» **Material provided**:
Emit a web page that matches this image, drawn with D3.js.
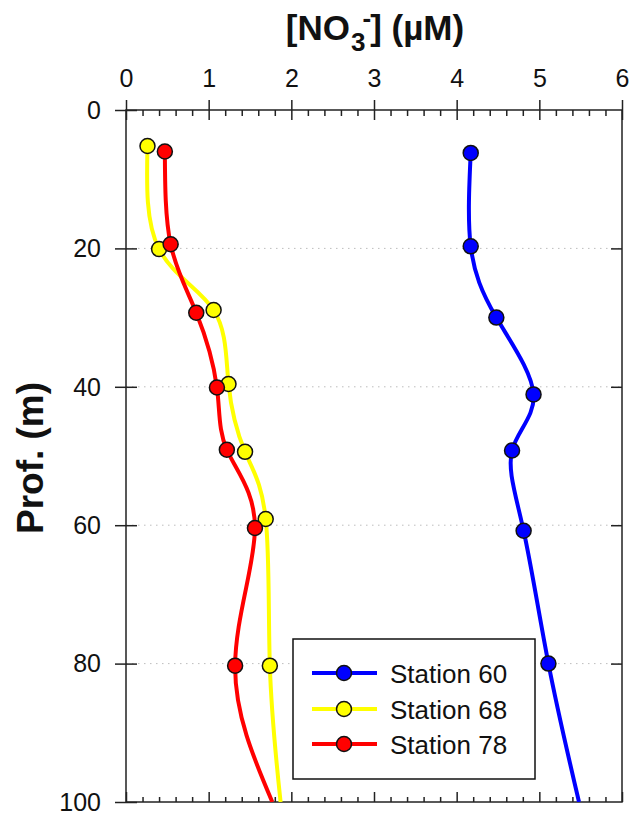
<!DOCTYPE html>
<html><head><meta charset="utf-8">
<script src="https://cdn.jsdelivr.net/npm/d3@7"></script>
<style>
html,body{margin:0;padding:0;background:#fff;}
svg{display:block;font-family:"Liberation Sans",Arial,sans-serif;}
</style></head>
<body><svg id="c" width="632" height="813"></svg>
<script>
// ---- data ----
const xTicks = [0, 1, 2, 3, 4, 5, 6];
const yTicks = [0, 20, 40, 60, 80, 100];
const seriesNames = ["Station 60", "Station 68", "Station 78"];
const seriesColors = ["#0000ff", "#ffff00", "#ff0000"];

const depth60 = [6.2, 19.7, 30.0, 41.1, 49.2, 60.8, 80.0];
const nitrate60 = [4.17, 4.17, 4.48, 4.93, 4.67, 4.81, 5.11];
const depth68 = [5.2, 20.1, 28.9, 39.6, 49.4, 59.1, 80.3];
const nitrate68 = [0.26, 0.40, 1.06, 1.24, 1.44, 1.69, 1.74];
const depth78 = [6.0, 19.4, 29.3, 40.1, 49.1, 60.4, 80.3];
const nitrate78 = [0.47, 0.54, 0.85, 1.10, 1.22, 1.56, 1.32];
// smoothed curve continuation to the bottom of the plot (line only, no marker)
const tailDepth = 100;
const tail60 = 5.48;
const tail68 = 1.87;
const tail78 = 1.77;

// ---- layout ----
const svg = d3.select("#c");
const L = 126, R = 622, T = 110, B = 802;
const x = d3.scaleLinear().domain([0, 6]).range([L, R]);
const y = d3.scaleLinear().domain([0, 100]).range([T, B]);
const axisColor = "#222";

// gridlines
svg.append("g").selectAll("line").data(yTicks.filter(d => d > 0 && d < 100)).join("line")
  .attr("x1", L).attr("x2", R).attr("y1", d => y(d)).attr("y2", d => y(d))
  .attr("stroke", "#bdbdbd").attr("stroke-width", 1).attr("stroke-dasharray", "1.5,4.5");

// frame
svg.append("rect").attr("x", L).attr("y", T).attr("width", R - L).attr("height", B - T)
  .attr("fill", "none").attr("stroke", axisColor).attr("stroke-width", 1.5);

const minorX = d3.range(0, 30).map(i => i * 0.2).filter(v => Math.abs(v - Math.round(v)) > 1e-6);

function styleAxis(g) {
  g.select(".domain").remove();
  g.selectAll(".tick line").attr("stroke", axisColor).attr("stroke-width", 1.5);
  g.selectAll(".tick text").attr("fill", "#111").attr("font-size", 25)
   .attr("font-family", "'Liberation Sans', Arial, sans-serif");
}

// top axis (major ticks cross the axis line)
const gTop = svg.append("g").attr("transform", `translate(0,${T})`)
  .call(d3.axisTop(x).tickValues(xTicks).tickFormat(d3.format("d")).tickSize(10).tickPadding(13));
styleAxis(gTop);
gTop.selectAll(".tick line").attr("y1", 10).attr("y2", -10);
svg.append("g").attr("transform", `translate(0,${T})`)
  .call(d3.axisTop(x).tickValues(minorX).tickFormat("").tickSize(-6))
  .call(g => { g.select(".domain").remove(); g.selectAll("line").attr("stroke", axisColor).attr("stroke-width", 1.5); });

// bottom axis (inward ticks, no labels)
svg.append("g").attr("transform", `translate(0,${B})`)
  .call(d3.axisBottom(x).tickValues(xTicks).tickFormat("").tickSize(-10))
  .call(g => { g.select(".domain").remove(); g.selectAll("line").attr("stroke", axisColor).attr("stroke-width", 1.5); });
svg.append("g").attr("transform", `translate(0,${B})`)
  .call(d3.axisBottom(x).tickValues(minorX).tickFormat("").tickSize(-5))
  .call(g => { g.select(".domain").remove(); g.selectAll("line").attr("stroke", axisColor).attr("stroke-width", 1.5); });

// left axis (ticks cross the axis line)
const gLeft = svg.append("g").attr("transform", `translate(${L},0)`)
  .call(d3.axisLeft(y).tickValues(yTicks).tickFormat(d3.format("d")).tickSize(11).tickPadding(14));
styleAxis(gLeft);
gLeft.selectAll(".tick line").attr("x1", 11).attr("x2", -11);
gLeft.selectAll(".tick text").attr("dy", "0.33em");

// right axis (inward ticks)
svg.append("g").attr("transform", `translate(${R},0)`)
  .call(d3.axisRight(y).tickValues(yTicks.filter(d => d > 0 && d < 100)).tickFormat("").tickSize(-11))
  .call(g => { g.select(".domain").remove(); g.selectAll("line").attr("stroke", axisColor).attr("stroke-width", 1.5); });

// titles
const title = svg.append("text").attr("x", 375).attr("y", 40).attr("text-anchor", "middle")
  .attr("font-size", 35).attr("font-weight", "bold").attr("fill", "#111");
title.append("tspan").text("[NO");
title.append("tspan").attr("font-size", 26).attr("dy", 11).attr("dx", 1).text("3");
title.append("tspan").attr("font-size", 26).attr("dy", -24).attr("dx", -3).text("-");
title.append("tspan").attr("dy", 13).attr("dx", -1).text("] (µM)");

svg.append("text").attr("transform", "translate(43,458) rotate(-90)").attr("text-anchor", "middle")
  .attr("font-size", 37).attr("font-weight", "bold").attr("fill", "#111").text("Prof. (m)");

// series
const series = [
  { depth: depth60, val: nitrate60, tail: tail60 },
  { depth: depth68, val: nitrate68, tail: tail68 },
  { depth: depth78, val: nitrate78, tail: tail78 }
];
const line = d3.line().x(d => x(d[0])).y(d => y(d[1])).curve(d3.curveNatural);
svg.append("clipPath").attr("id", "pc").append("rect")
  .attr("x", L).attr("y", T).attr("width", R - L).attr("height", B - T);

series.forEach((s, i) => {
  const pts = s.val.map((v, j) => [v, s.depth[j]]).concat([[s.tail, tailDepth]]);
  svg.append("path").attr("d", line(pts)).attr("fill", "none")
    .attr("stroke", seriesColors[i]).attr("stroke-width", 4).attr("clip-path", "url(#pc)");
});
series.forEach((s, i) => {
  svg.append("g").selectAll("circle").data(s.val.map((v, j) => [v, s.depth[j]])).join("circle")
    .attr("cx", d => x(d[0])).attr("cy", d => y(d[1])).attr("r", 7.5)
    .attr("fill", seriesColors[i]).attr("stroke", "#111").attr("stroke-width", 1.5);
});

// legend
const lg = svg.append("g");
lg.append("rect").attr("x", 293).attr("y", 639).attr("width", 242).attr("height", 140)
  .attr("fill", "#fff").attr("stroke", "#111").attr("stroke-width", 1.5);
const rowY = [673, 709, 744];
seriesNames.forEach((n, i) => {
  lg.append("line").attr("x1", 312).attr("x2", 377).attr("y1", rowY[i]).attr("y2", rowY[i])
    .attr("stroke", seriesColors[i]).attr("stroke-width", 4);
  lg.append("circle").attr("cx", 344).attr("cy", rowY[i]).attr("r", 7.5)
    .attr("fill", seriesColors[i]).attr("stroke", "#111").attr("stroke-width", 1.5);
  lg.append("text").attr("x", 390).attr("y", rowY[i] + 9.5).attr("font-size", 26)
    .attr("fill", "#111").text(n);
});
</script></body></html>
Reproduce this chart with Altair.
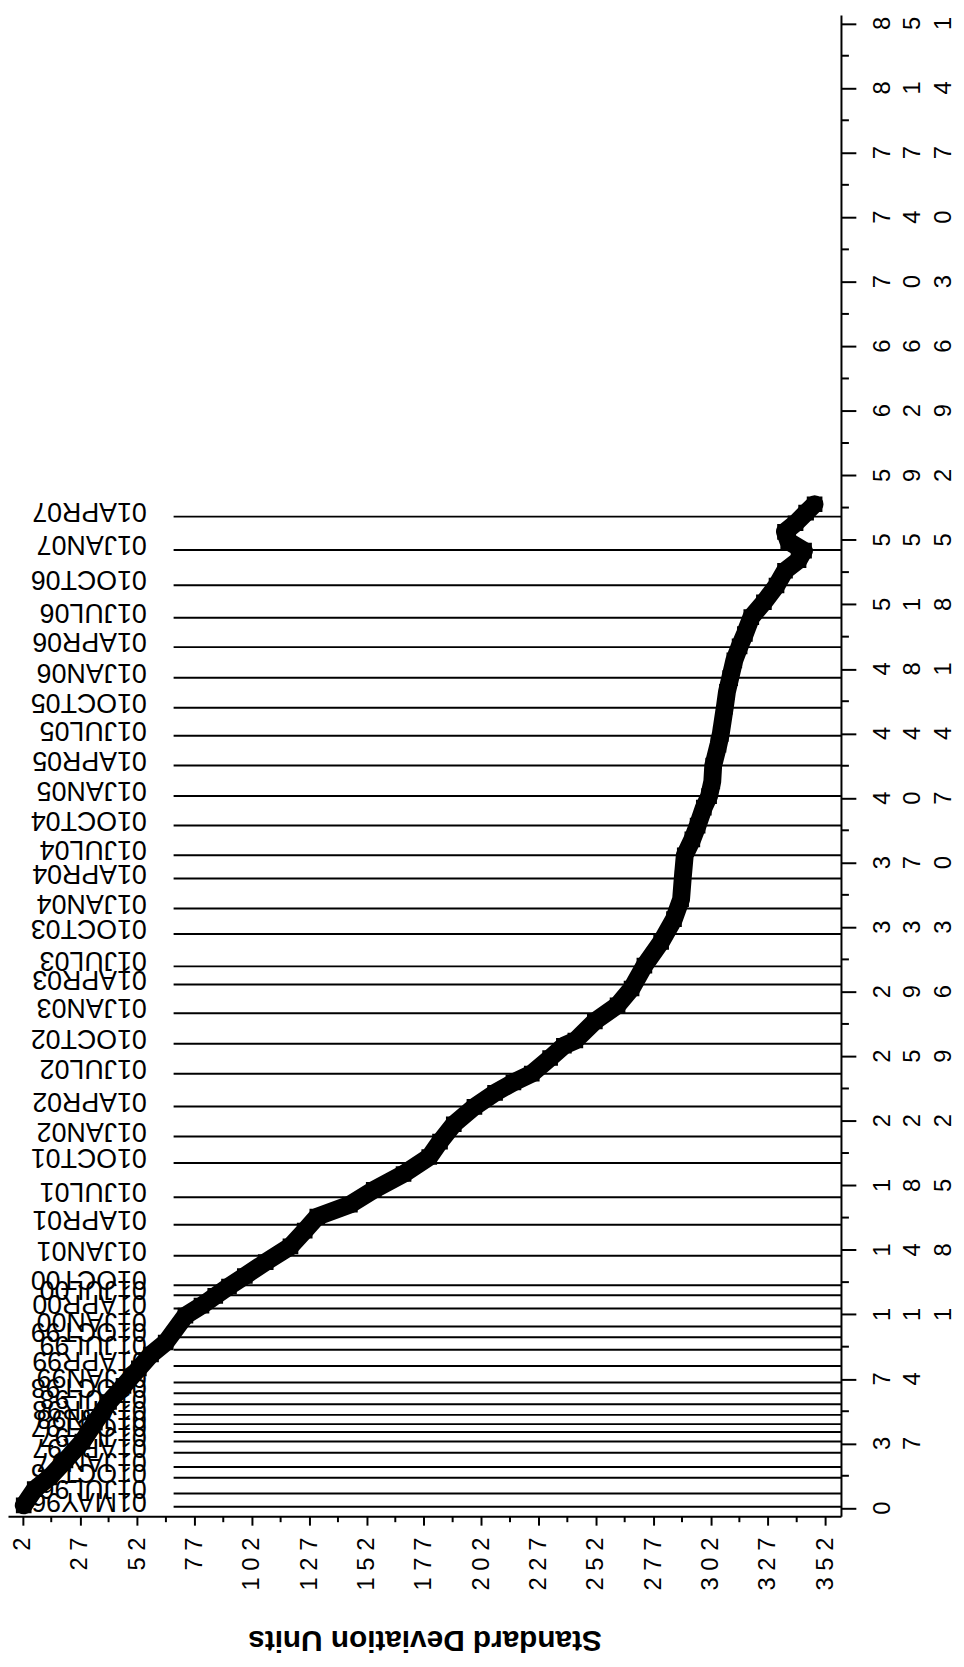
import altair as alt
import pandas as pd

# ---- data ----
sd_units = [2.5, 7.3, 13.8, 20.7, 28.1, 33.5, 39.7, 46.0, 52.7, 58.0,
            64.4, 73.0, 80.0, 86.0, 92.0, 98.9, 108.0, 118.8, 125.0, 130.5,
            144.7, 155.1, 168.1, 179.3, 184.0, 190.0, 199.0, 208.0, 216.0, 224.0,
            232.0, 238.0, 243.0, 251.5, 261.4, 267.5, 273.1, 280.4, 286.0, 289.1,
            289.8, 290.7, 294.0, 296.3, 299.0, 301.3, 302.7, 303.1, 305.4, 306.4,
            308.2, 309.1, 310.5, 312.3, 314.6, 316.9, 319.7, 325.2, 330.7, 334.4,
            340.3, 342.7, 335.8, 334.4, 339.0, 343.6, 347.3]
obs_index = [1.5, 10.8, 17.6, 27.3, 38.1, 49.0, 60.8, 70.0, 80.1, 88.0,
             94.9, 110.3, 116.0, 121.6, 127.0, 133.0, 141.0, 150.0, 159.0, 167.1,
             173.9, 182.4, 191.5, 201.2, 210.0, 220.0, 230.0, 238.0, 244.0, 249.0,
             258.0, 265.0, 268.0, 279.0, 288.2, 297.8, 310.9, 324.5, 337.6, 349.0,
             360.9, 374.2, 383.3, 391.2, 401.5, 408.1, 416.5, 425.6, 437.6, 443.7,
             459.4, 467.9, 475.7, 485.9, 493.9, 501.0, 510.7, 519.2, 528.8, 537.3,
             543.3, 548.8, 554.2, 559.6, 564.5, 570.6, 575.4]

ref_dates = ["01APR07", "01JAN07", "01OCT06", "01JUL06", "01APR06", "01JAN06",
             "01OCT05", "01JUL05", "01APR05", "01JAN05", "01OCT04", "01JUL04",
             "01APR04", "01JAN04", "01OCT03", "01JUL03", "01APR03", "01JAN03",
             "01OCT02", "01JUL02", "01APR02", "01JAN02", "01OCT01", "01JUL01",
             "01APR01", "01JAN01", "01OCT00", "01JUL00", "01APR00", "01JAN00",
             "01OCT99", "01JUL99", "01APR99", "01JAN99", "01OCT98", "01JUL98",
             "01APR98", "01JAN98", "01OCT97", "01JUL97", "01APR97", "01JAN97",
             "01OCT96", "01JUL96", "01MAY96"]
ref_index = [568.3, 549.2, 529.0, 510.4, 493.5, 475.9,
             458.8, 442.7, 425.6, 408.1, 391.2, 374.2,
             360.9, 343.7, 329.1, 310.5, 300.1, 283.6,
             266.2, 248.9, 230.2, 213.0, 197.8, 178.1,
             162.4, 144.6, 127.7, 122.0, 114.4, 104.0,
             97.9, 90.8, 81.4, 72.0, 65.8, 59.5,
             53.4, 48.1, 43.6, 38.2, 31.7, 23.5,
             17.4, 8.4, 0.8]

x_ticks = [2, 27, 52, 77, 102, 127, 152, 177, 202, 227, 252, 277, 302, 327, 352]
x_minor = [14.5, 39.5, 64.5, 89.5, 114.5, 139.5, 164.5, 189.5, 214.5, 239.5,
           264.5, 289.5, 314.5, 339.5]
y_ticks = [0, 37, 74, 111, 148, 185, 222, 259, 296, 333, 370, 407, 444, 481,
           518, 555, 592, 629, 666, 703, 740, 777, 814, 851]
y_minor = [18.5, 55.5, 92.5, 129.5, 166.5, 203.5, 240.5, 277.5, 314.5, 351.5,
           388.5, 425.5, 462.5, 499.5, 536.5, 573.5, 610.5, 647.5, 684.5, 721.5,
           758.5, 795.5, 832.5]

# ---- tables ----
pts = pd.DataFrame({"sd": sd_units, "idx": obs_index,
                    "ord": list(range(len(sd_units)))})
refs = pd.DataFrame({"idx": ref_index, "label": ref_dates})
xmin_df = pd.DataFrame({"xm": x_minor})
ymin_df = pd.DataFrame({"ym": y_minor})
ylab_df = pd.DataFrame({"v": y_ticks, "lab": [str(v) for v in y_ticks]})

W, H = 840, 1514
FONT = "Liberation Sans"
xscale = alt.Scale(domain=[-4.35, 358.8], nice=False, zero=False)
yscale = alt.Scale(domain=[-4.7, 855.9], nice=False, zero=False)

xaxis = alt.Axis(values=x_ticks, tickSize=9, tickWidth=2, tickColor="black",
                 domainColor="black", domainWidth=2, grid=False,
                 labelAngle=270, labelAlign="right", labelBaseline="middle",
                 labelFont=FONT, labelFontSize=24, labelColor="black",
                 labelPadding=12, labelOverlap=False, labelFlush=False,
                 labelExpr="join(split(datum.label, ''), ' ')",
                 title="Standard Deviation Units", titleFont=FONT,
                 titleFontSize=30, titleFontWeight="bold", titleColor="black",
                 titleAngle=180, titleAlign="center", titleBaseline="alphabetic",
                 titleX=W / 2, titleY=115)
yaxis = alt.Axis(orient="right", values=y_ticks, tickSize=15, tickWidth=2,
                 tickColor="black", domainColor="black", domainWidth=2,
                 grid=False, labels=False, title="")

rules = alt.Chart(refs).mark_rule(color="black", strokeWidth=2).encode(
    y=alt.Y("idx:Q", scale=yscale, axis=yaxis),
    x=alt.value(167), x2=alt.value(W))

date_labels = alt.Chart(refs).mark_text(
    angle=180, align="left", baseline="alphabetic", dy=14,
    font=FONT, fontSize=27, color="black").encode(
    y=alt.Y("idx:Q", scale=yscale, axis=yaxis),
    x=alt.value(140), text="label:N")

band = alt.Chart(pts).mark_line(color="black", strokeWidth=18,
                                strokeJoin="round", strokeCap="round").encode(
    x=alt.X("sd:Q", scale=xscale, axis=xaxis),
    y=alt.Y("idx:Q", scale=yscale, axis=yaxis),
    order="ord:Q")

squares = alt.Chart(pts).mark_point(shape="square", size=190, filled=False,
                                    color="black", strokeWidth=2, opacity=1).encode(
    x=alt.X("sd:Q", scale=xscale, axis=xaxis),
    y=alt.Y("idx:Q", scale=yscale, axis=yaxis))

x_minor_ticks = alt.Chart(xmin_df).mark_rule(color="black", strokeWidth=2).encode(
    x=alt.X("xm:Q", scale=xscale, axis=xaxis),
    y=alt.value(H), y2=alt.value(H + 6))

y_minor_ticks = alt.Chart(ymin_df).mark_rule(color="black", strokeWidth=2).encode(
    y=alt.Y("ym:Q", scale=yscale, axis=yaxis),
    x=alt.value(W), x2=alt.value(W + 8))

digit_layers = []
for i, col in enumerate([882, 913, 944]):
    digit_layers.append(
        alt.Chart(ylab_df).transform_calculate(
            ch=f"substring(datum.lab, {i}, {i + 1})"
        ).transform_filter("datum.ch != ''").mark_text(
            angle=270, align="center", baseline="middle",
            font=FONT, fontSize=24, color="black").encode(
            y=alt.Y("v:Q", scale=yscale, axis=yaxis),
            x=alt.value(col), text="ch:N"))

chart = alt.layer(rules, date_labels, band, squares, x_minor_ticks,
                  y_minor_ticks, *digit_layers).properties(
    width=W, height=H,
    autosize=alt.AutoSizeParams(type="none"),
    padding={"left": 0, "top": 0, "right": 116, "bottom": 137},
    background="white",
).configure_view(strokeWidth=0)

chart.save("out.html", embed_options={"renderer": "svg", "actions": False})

» **Task description**: Using the entries above, repeat exactly the lines from the one with "Reproduce this chart with Altair." to the one with "import pandas as pd", both included, and leave the pictures behind.

» **Exercise answer**:
Reproduce this chart with Altair.
import altair as alt
import pandas as pd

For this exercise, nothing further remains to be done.